Information provided -
— START —

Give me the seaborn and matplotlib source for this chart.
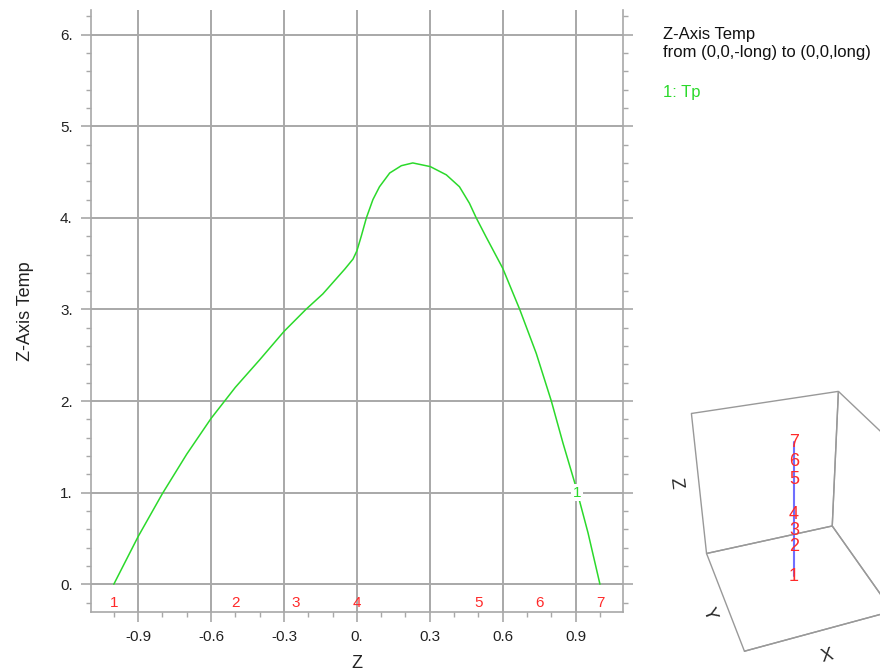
import numpy as np
import pandas as pd
import matplotlib
matplotlib.use("Agg")
import matplotlib.pyplot as plt
import seaborn as sns
from matplotlib.ticker import MultipleLocator, FuncFormatter

# ---- data ----
z_vals = [-1.0, -0.9, -0.8, -0.7, -0.6, -0.55, -0.5, -0.43, -0.4, -0.3,
          -0.21, -0.14, -0.1, -0.05, -0.016, 0.0, 0.018, 0.039, 0.066, 0.093,
          0.135, 0.183, 0.23, 0.302, 0.368, 0.422, 0.463, 0.491, 0.532, 0.6,
          0.67, 0.738, 0.8, 0.848, 0.896, 0.951, 1.0]
temp_vals = [0.0, 0.52, 0.99, 1.42, 1.81, 1.98, 2.15, 2.36, 2.45, 2.76,
             3.0, 3.17, 3.29, 3.44, 3.55, 3.64, 3.80, 4.00, 4.20, 4.34,
             4.49, 4.57, 4.60, 4.56, 4.47, 4.34, 4.16, 4.00, 3.79, 3.45,
             3.0, 2.52, 2.0, 1.54, 1.11, 0.56, 0.0]
point_labels = ["1", "2", "3", "4", "5", "6", "7"]
point_z = [-1.0, -0.5, -0.25, 0.0, 0.5, 0.75, 1.0]
point_label_y = -0.2
curve_label = "1"
curve_label_pos = (0.905, 1.0)
series_name = "1: Tp"
title_lines = ["Z-Axis Temp", "from (0,0,-long) to (0,0,long)"]
x_label = "Z"
y_label = "Z-Axis Temp"

GREEN = "#2bd92b"
RED = "#ff2a2a"
GRID = "#a8a8a8"

sns.set_theme(style="white")
plt.rcParams["font.family"] = ["Liberation Sans", "DejaVu Sans"]

fig = plt.figure(figsize=(8.8, 6.71), dpi=100)
fig.patch.set_facecolor("white")
ax = fig.add_axes([0.1031, 0.0884, 0.708 - 0.1031, 0.9851 - 0.0884])

df = pd.DataFrame({"Z": z_vals, "T": temp_vals})
sns.lineplot(data=df, x="Z", y="T", ax=ax, color=GREEN, linewidth=1.1, sort=False)

ax.set_xlim(-1.095, 1.095)
ax.set_ylim(-0.30, 6.27)
ax.xaxis.set_major_locator(MultipleLocator(0.3))
ax.xaxis.set_minor_locator(MultipleLocator(0.1))
ax.yaxis.set_major_locator(MultipleLocator(1.0))
ax.yaxis.set_minor_locator(MultipleLocator(0.2))


def mfmt(v, pos):
    s = f"{v:.1f}"
    if s == "-0.0":
        s = "0.0"
    if s.endswith(".0"):
        s = s[:-1]
    return s


ax.xaxis.set_major_formatter(FuncFormatter(mfmt))
ax.yaxis.set_major_formatter(FuncFormatter(mfmt))

ax.set_axisbelow(True)
ax.grid(True, which="major", color=GRID, linewidth=1.4)
for side in ["left", "right", "bottom"]:
    ax.spines[side].set_visible(True)
    ax.spines[side].set_color(GRID)
    ax.spines[side].set_linewidth(1.2)
ax.spines["top"].set_visible(False)
ax.tick_params(axis="both", which="major", direction="out", length=7, width=1.2,
               color=GRID, labelsize=11, labelcolor="#222222", pad=6)
ax.tick_params(axis="both", which="minor", direction="out", length=3.5, width=1.0, color=GRID)
ax.tick_params(axis="y", which="both", left=True, right=True)
ax.tick_params(axis="x", which="both", bottom=True, top=False)

ax.set_xlabel(x_label, fontsize=13, color="#222222", labelpad=8)
ax.set_ylabel(y_label, fontsize=13, color="#222222", labelpad=19)

for lab, zz in zip(point_labels, point_z):
    ax.text(zz, point_label_y, lab, color=RED, fontsize=11, ha="center", va="center")

ax.text(curve_label_pos[0], curve_label_pos[1], curve_label, color=GREEN, fontsize=11,
        ha="center", va="center",
        bbox=dict(boxstyle="square,pad=0.1", facecolor="white", edgecolor="none"))

# ---- legend / title text on right ----
fig.text(663 / 880, 1 - 35 / 671, title_lines[0], fontsize=12, color="#111111", va="center", ha="left")
fig.text(663 / 880, 1 - 53 / 671, title_lines[1], fontsize=12, color="#111111", va="center", ha="left")
fig.text(663 / 880, 1 - 92 / 671, series_name, fontsize=12, color=GREEN, va="center", ha="left")

# ---- 3D inset ----
w3, h3 = 0.312, 0.50
cx3, cy3 = 0.898, 0.228
ax3 = fig.add_axes([cx3 - w3 / 2, cy3 - h3 / 2, w3, h3], projection="3d")
ax3.set_facecolor("none")
ax3.patch.set_alpha(0)
ax3.set_proj_type("persp", focal_length=0.4)
ax3.view_init(elev=35, azim=-110)
ax3.set_xlim(-1, 1)
ax3.set_ylim(-1, 1)
ax3.set_zlim(-1.08, 1.08)
ax3.set_box_aspect((1, 1, 1.12))
ax3.set_xticks([])
ax3.set_yticks([])
ax3.set_zticks([])
ax3.grid(False)
for a in (ax3.xaxis, ax3.yaxis, ax3.zaxis):
    a.pane.set_facecolor((1, 1, 1, 0))
    a.pane.set_edgecolor("#999999")
    a.pane.set_alpha(None)
    a.pane.set_linewidth(1.0)
    a.line.set_color("#999999")
    a.line.set_linewidth(1.0)
    a.set_rotate_label(True)
ax3.set_xlabel("X", fontsize=13, labelpad=-10)
ax3.set_ylabel("Y", fontsize=13, labelpad=-10)
ax3.set_zlabel("Z", fontsize=13, labelpad=-7)

ax3.plot([0, 0], [0, 0], [point_z[0], point_z[-1]], color="#6f6fff", linewidth=1.5)
for lab, zz in zip(point_labels, point_z):
    ax3.text(0, 0, zz, lab, color=RED, fontsize=13, ha="center", va="center")

fig.savefig("out.png", dpi=100, facecolor="white")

— END —

Select every line where the word "seaborn" occurs.

Give me the seaborn and matplotlib source for this chart.
import seaborn as sns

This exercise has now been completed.